Goal
Identify every line in the records below that contains the word "this", and copy each of those lines.

Input records
────────
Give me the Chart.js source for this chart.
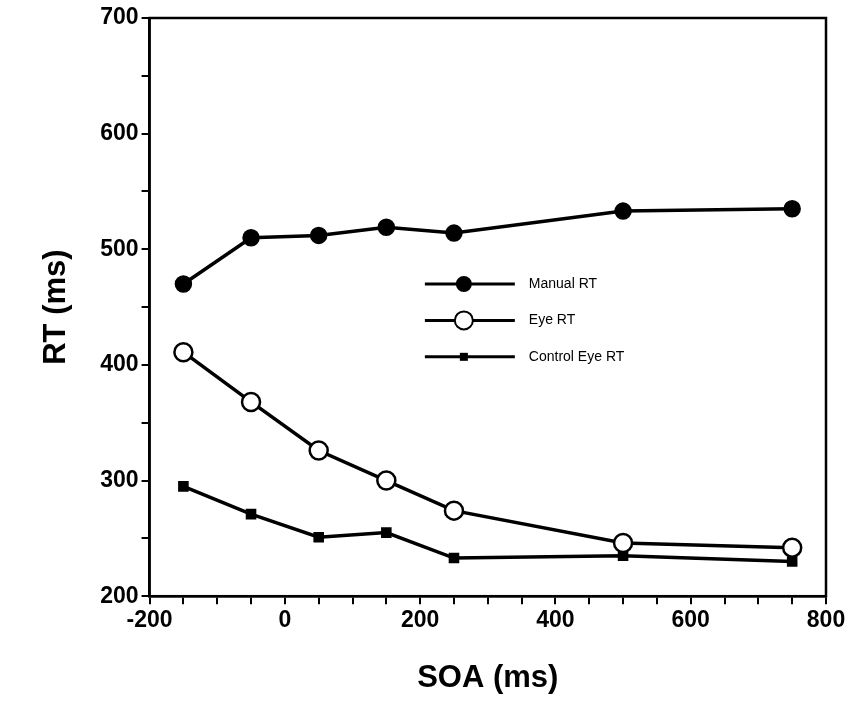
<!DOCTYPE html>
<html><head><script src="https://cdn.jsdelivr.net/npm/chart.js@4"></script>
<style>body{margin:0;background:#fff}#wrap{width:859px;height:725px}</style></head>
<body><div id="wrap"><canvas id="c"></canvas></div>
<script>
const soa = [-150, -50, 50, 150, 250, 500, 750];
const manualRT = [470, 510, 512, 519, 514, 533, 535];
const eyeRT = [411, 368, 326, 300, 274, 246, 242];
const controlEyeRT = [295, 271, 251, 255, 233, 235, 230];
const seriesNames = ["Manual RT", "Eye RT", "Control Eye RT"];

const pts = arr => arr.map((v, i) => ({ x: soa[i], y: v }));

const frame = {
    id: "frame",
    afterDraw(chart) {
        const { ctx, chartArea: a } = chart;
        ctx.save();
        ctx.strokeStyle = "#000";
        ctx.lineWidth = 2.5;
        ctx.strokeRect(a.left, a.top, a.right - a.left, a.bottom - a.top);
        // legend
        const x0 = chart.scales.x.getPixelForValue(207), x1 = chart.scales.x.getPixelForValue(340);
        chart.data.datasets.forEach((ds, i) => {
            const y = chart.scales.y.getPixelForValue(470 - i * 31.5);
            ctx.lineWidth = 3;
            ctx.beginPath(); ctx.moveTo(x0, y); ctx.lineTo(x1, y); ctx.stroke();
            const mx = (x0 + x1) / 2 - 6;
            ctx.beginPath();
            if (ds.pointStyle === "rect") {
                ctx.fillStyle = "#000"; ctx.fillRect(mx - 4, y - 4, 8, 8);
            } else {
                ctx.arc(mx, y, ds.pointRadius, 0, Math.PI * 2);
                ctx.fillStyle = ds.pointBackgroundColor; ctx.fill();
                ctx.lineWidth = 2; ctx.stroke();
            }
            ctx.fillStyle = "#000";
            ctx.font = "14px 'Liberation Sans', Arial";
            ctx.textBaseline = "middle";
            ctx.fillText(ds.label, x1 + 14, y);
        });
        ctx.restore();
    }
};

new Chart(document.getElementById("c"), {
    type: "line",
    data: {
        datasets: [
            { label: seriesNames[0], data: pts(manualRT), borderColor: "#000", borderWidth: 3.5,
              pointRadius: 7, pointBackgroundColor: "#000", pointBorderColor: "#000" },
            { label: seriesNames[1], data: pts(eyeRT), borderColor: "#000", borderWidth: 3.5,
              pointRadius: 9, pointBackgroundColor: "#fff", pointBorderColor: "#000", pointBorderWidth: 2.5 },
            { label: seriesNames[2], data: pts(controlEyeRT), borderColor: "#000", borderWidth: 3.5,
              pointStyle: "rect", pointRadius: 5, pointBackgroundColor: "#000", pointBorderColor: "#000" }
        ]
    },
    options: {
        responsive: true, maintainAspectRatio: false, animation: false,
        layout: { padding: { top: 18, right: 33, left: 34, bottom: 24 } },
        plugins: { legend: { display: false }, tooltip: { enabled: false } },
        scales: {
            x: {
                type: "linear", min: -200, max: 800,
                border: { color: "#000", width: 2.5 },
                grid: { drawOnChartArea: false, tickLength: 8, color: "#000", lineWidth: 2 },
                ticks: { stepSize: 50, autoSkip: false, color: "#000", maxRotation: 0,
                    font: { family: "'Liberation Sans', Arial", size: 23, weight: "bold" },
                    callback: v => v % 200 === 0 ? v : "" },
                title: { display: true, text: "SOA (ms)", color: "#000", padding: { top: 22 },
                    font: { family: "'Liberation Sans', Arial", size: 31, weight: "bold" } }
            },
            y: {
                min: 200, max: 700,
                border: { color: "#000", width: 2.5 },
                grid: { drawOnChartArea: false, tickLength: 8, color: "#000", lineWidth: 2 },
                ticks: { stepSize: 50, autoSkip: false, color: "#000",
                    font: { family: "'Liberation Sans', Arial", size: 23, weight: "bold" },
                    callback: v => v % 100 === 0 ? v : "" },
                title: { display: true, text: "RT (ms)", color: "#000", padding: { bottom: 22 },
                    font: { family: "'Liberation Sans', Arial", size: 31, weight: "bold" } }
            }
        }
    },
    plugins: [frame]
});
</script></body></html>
────────
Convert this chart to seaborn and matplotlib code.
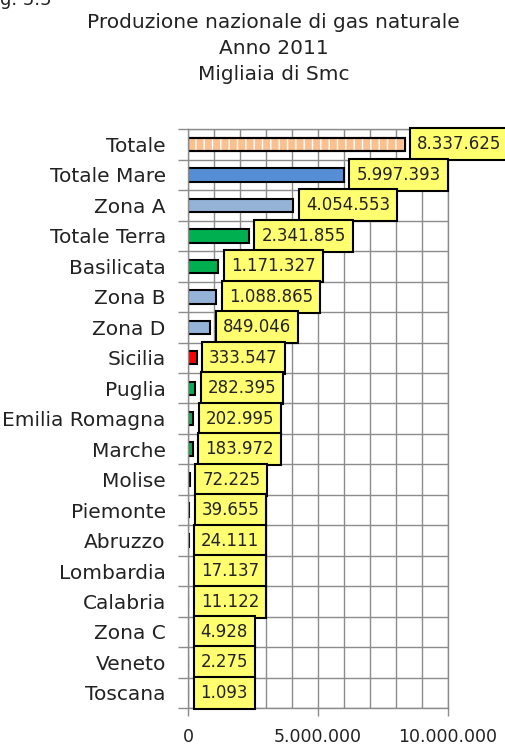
────────
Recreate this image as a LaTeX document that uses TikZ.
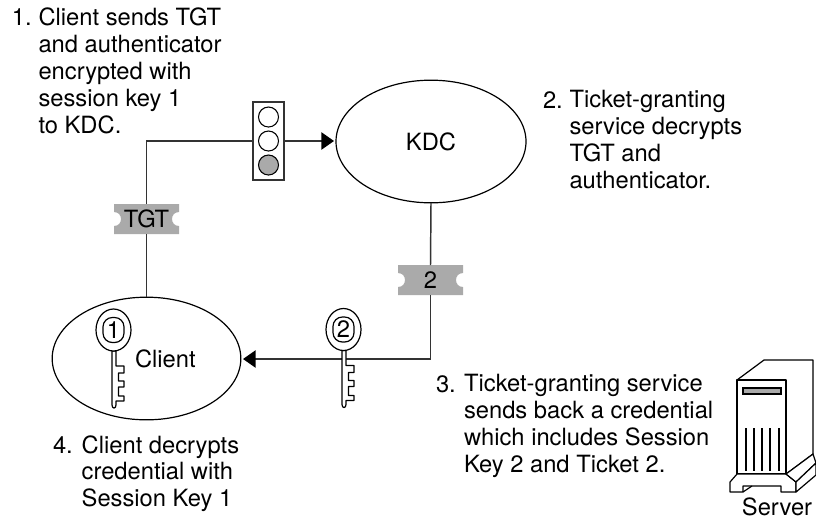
────────
Correct result
Give me the Chart.js source for this chart.
Convert this chart to seaborn and matplotlib code.
Recreate this image as a LaTeX document that uses TikZ.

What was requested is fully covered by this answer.